- Each video in this series makes the claim that it is the most important Jewish priority. Based on the video and your own thoughts, make a compelling case for why learning & education should be the most important priority within the Jewish world.
- Former Knesset Member, Dr. Ruth Calderon, founded the first beit midrash (study hall) in which secular and religious women and men studied and taught Torah together, helping change the way Jewish learning was perceived in the non-religious space. In her first speech as a member of Knesset, she gave a Talmud lesson to the entire plenum which included religious and secular Jews as well as non-Jewish Arabs. Watch the speech here and answer the following question: What do you think is the best way to make Jewish learning attractive to all Jews, regardless of religious affiliation?
- In an essay, Rabbi Adin Steinsaltz said, “The main point is to ensure that every grandchild of every Jew remains a Jew.” What point do you think Rabbi Steinsaltz is trying to make here vis-a-vis Jewish education? Do you agree or disagree?
- In the Talmud (Bava Metzia 84a:15-18), read the gemara from which we learn what constitutes a great havruta (study pair). How does this story articulate what makes a great havruta? Also, why do you think havruta learning has been so significant for the Jewish world when it comes to education?

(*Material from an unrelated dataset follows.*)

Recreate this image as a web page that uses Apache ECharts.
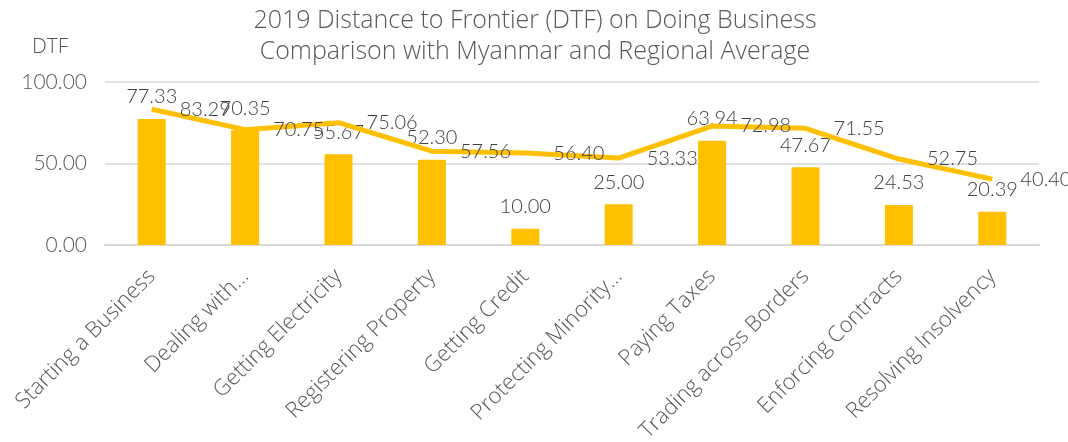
<!DOCTYPE html>
<html>
<head>
<meta charset="utf-8">
<script src="https://cdn.jsdelivr.net/npm/echarts@6/dist/echarts.min.js"></script>
<style>html,body{margin:0;padding:0;background:#fff;}#c{width:1068px;height:442px;}</style>
</head>
<body>
<div id="c"></div>
<script>
const categories = ["Starting a Business","Dealing with…","Getting Electricity","Registering Property","Getting Credit","Protecting Minority…","Paying Taxes","Trading across Borders","Enforcing Contracts","Resolving Insolvency"];
const myanmar = [77.33, 70.35, 55.67, 52.30, 10.00, 25.00, 63.94, 47.67, 24.53, 20.39];
const regional = [83.29, 70.75, 75.06, 57.56, 56.40, 53.33, 72.98, 71.55, 52.75, 40.40];
const yTicks = [0, 50, 100];

const FONT = 'Lato';
const WIDE = 'Open Sans';
const chart = echarts.init(document.getElementById('c'));
chart.setOption({
  animation: false,
  backgroundColor: '#fff',
  title: [{
    text: '2019 Distance to Frontier (DTF) on Doing Business\nComparison with Myanmar and Regional Average',
    left: 530, top: 0, textAlign: 'center',
    textStyle: {fontFamily: WIDE, fontWeight: 300, fontSize: 25, color: '#595959', lineHeight: 31}
  }, {
    text: 'DTF', left: 27, top: 32,
    textStyle: {fontFamily: WIDE, fontWeight: 300, fontSize: 21, color: '#595959'}
  }],
  grid: {left: 105, right: 29, top: 82, bottom: 197, containLabel: false, outerBoundsMode: 'none'},
  xAxis: {
    type: 'category', data: categories,
    axisTick: {show: false},
    axisLine: {lineStyle: {color: '#d9d9d9', width: 2}},
    axisLabel: {rotate: 45, interval: 0, margin: 28, fontFamily: WIDE, fontWeight: 300, fontSize: 22, color: '#595959'}
  },
  yAxis: {
    type: 'value', min: yTicks[0], max: yTicks[2], interval: 50,
    axisLine: {show: false}, axisTick: {show: false},
    splitLine: {lineStyle: {color: '#d9d9d9', width: 1.5}},
    axisLabel: {margin: 18, fontFamily: FONT, fontWeight: 300, fontSize: 21, color: '#595959',
      formatter: v => v.toFixed(2)}
  },
  series: [{
    type: 'bar', data: myanmar, barWidth: 28,
    itemStyle: {color: '#FFC000'},
    labelLayout: {hideOverlap: false},
    label: {show: true, position: 'top', distance: 12, fontFamily: FONT, fontWeight: 300, fontSize: 20, color: '#404040',
      formatter: p => p.value.toFixed(2)}
  }, {
    type: 'line', data: regional, symbol: 'circle', symbolSize: 0.1, showSymbol: true,
    itemStyle: {color: '#FFC000'},
    lineStyle: {color: '#FFC000', width: 5},
    labelLayout: {hideOverlap: false},
    label: {show: true, position: 'right', distance: 28, fontFamily: FONT, fontWeight: 300, fontSize: 20, color: '#404040',
      formatter: p => p.value.toFixed(2)},
    z: 3
  }]
});
</script>
</body>
</html>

- The Talmud (Shabbat 127a) says:
“These are the things for which you now enjoy the benefit of (in this world), and the principle remains for you (in the world to come), namely: honoring parents, doing acts of lovingkindness, going to pray night and day, welcoming guests, visiting the sick, celebrating with a bride, burying the dead, studying prayer, peacemaking between people including husband and wife; and the study of Torah is “k’neged kulam” (equal to all of them).”
The phrase “k’neged kulam” could be interpreted as the study of Torah being equal to all of the righteous deeds listed such as welcoming guests, burying the dead and making peace between people combined. Alternatively, others could interpret it as “k’neged kulam” meaning that the study of Torah leads to these good deeds and should always be in mind when performing them. How do you interpret “k’neged kulam”? Is the study of Torah equal to all of these good deeds combined or do they go hand in hand?